Minus the book, the information continues to exist in a disembodied state, assuming that someone converts the print into a digital file. It’s not that there’s an infinite stock of compact disks. The information itself is eternal. (Presumably.)

Distributing information over the World Wide Web at little or practically no cost has not proven to be a cultural panacea, however. You can’t own 1’s and 0’s, which means there’s no way to collect royalties on the 1’s and 0’s that you wrote or recorded. This makes artists like Lars Ulrich, drummer of Metallica, angry. Ulrich believes that whoever it is that likes Metallica should purchase Metallica disks for $15 instead of downloading the songs for free. Of course, free isn’t really free. “Free” here means putting aside the cost of the computer, the cost of Internet access, and the cost of electricity. Not to mention the desk that the computer is on and a chair. And a place to put the desk, chair and computer.

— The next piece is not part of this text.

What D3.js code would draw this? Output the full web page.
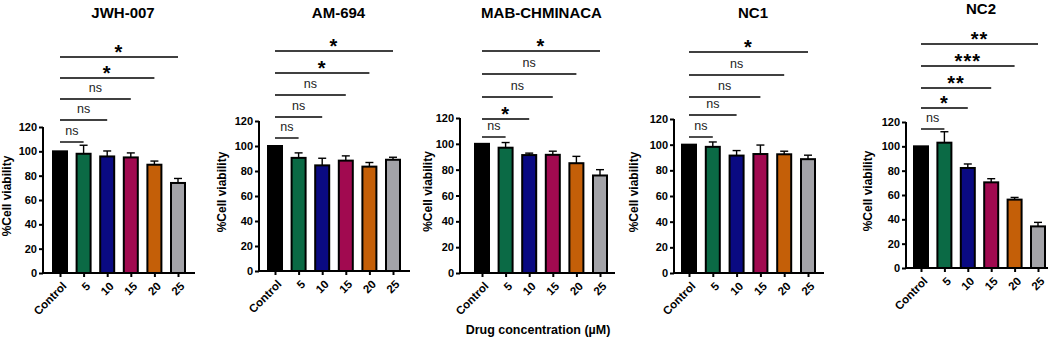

So actually, you’re not getting anything for free. It’s just that the owner of the intellectual property is nowhere in the loop. Companies that make computers, software, modems, and cables and provide Internet service, make whatever profit there is to be made at poor Lars Ulrich’s expense.

Anyway, after everyone is forced to buy e-books and has no choice but to depend on the Internet Service Provider and possibly a computer, information becomes less and less accessible. Now you really will have to purchase a newer computer every six months.

Then one day, someone realizes that paper is cheap, relatively durable and is portable. It can be folded and placed in a pocket. It can be written on and erased over and over. And it’s so cheap; once you’re done with one piece, you can just recycle it. Of course, by then, that special someone will have had to look up “paper” on the Internet.